#### Given exercise
Leave out any picture and return the remaining listing below exactly as given.
-- BEGIN Dataset content --
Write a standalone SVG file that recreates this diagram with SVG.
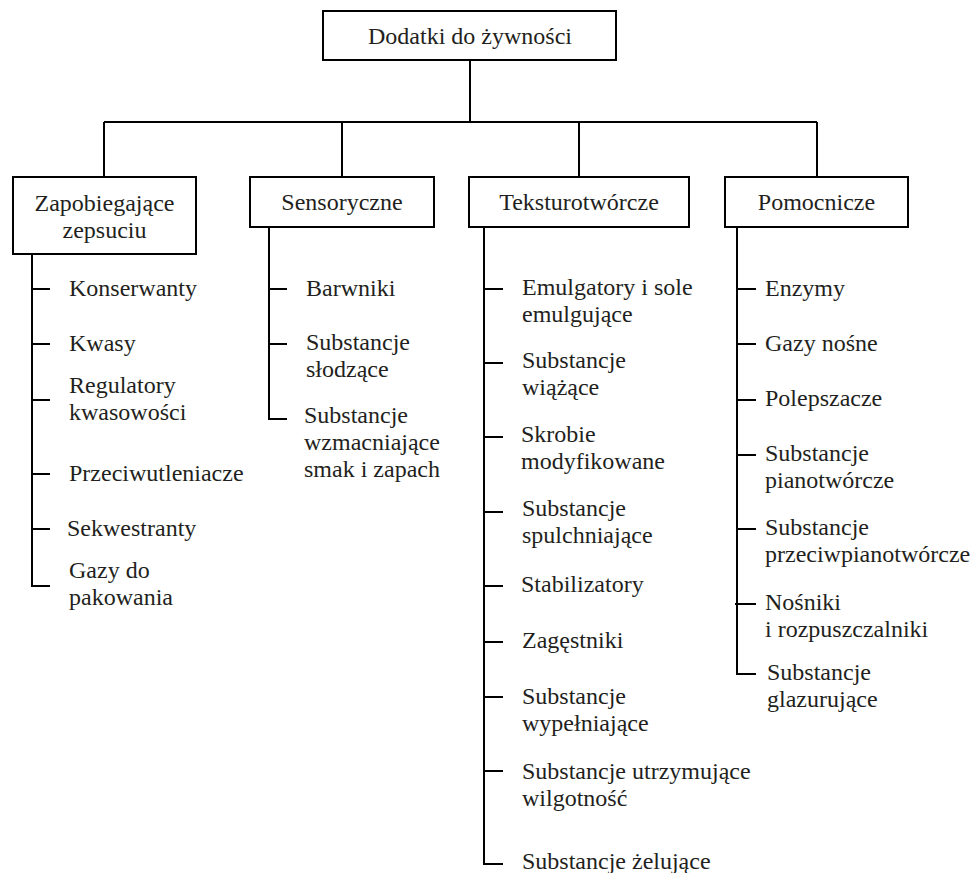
<svg xmlns="http://www.w3.org/2000/svg" width="971" height="873" viewBox="0 0 971 873">
<style>
.box{fill:#fff;stroke:#000;stroke-width:2}
.ln{fill:none;stroke:#000;stroke-width:2}
.t{font-family:'Liberation Serif','DejaVu Serif',serif;font-size:24px;fill:#231f20}
.c{text-anchor:middle}
</style>
<rect width="971" height="873" fill="#fff"/>
<g id="connectors" class="ln">
<path d="M470 60V122M104 122H817M104 122V177M342 122V177M579 122V177M817 122V177"/>
<path d="M32 254V586H50M32 289H50M32 344H50M32 400H50M32 474H50M32 529H50"/>
<path d="M269 227V419H287M269 289H287M269 344H287"/>
<path d="M484 227V864H503M484 289H503M484 363H503M484 437H503M484 512H503M484 586H503M484 642H503M484 697H503M484 771H503"/>
<path d="M737 227V674H756M737 289H756M737 344H756M737 400H756M737 455H756M737 529H756M735 604H756"/>
</g>
<g class="t" font-family="Liberation Serif, serif">
<g id="root"><rect class="box" x="323" y="11" width="293" height="49"/><text class="c" x="470" y="44">Dodatki do żywności</text></g>
<g id="zapobiegajace"><rect class="box" x="13" y="177" width="183" height="77"/><text class="c" x="104.5" y="211">Zapobiegające</text><text class="c" x="104.5" y="238">zepsuciu</text></g>
<g id="sensoryczne"><rect class="box" x="250" y="177" width="184" height="50"/><text class="c" x="342" y="210">Sensoryczne</text></g>
<g id="teksturotworcze"><rect class="box" x="469" y="177" width="220" height="50"/><text class="c" x="579" y="210">Teksturotwórcze</text></g>
<g id="pomocnicze"><rect class="box" x="725" y="177" width="183" height="50"/><text class="c" x="816.5" y="210">Pomocnicze</text></g>

<g id="konserwanty"><text x="69" y="296">Konserwanty</text></g>
<g id="kwasy"><text x="69" y="351">Kwasy</text></g>
<g id="regulatory"><text x="69" y="393">Regulatory</text><text x="69" y="420">kwasowości</text></g>
<g id="przeciwutleniacze"><text x="69" y="481">Przeciwutleniacze</text></g>
<g id="sekwestranty"><text x="67" y="536">Sekwestranty</text></g>
<g id="gazy-pakowanie"><text x="69" y="578">Gazy do</text><text x="69" y="605">pakowania</text></g>

<g id="barwniki"><text x="306" y="296">Barwniki</text></g>
<g id="slodzace"><text x="306" y="350">Substancje</text><text x="306" y="377">słodzące</text></g>
<g id="wzmacniajace"><text x="304" y="423">Substancje</text><text x="304" y="450">wzmacniające</text><text x="304" y="477">smak i zapach</text></g>

<g id="emulgatory"><text x="522" y="295">Emulgatory i sole</text><text x="522" y="322">emulgujące</text></g>
<g id="wiazace"><text x="522" y="368">Substancje</text><text x="522" y="395">wiążące</text></g>
<g id="skrobie"><text x="521" y="442">Skrobie</text><text x="521" y="469">modyfikowane</text></g>
<g id="spulchniajace"><text x="522" y="516">Substancje</text><text x="522" y="543">spulchniające</text></g>
<g id="stabilizatory"><text x="521" y="592">Stabilizatory</text></g>
<g id="zagestniki"><text x="522" y="648">Zagęstniki</text></g>
<g id="wypelniajace"><text x="522" y="704">Substancje</text><text x="522" y="731">wypełniające</text></g>
<g id="utrzymujace"><text x="522" y="779">Substancje utrzymujące</text><text x="522" y="806">wilgotność</text></g>
<g id="zelujace"><text x="522" y="869">Substancje żelujące</text></g>

<g id="enzymy"><text x="765" y="296">Enzymy</text></g>
<g id="gazy-nosne"><text x="765" y="351">Gazy nośne</text></g>
<g id="polepszacze"><text x="765" y="406">Polepszacze</text></g>
<g id="pianotworcze"><text x="765" y="461">Substancje</text><text x="765" y="488">pianotwórcze</text></g>
<g id="przeciwpianotworcze"><text x="765" y="535">Substancje</text><text x="765" y="562">przeciwpianotwórcze</text></g>
<g id="nosniki"><text x="765" y="610">Nośniki</text><text x="765" y="637">i rozpuszczalniki</text></g>
<g id="glazurujace"><text x="767" y="680">Substancje</text><text x="767" y="707">glazurujące</text></g>
</g>
</svg>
-- END Dataset content --
#### Output for this task
Write a standalone SVG file that recreates this diagram with SVG.
<svg xmlns="http://www.w3.org/2000/svg" width="971" height="873" viewBox="0 0 971 873">
<style>
.box{fill:#fff;stroke:#000;stroke-width:2}
.ln{fill:none;stroke:#000;stroke-width:2}
.t{font-family:'Liberation Serif','DejaVu Serif',serif;font-size:24px;fill:#231f20}
.c{text-anchor:middle}
</style>
<rect width="971" height="873" fill="#fff"/>
<g id="connectors" class="ln">
<path d="M470 60V122M104 122H817M104 122V177M342 122V177M579 122V177M817 122V177"/>
<path d="M32 254V586H50M32 289H50M32 344H50M32 400H50M32 474H50M32 529H50"/>
<path d="M269 227V419H287M269 289H287M269 344H287"/>
<path d="M484 227V864H503M484 289H503M484 363H503M484 437H503M484 512H503M484 586H503M484 642H503M484 697H503M484 771H503"/>
<path d="M737 227V674H756M737 289H756M737 344H756M737 400H756M737 455H756M737 529H756M735 604H756"/>
</g>
<g class="t" font-family="Liberation Serif, serif">
<g id="root"><rect class="box" x="323" y="11" width="293" height="49"/><text class="c" x="470" y="44">Dodatki do żywności</text></g>
<g id="zapobiegajace"><rect class="box" x="13" y="177" width="183" height="77"/><text class="c" x="104.5" y="211">Zapobiegające</text><text class="c" x="104.5" y="238">zepsuciu</text></g>
<g id="sensoryczne"><rect class="box" x="250" y="177" width="184" height="50"/><text class="c" x="342" y="210">Sensoryczne</text></g>
<g id="teksturotworcze"><rect class="box" x="469" y="177" width="220" height="50"/><text class="c" x="579" y="210">Teksturotwórcze</text></g>
<g id="pomocnicze"><rect class="box" x="725" y="177" width="183" height="50"/><text class="c" x="816.5" y="210">Pomocnicze</text></g>

<g id="konserwanty"><text x="69" y="296">Konserwanty</text></g>
<g id="kwasy"><text x="69" y="351">Kwasy</text></g>
<g id="regulatory"><text x="69" y="393">Regulatory</text><text x="69" y="420">kwasowości</text></g>
<g id="przeciwutleniacze"><text x="69" y="481">Przeciwutleniacze</text></g>
<g id="sekwestranty"><text x="67" y="536">Sekwestranty</text></g>
<g id="gazy-pakowanie"><text x="69" y="578">Gazy do</text><text x="69" y="605">pakowania</text></g>

<g id="barwniki"><text x="306" y="296">Barwniki</text></g>
<g id="slodzace"><text x="306" y="350">Substancje</text><text x="306" y="377">słodzące</text></g>
<g id="wzmacniajace"><text x="304" y="423">Substancje</text><text x="304" y="450">wzmacniające</text><text x="304" y="477">smak i zapach</text></g>

<g id="emulgatory"><text x="522" y="295">Emulgatory i sole</text><text x="522" y="322">emulgujące</text></g>
<g id="wiazace"><text x="522" y="368">Substancje</text><text x="522" y="395">wiążące</text></g>
<g id="skrobie"><text x="521" y="442">Skrobie</text><text x="521" y="469">modyfikowane</text></g>
<g id="spulchniajace"><text x="522" y="516">Substancje</text><text x="522" y="543">spulchniające</text></g>
<g id="stabilizatory"><text x="521" y="592">Stabilizatory</text></g>
<g id="zagestniki"><text x="522" y="648">Zagęstniki</text></g>
<g id="wypelniajace"><text x="522" y="704">Substancje</text><text x="522" y="731">wypełniające</text></g>
<g id="utrzymujace"><text x="522" y="779">Substancje utrzymujące</text><text x="522" y="806">wilgotność</text></g>
<g id="zelujace"><text x="522" y="869">Substancje żelujące</text></g>

<g id="enzymy"><text x="765" y="296">Enzymy</text></g>
<g id="gazy-nosne"><text x="765" y="351">Gazy nośne</text></g>
<g id="polepszacze"><text x="765" y="406">Polepszacze</text></g>
<g id="pianotworcze"><text x="765" y="461">Substancje</text><text x="765" y="488">pianotwórcze</text></g>
<g id="przeciwpianotworcze"><text x="765" y="535">Substancje</text><text x="765" y="562">przeciwpianotwórcze</text></g>
<g id="nosniki"><text x="765" y="610">Nośniki</text><text x="765" y="637">i rozpuszczalniki</text></g>
<g id="glazurujace"><text x="767" y="680">Substancje</text><text x="767" y="707">glazurujące</text></g>
</g>
</svg>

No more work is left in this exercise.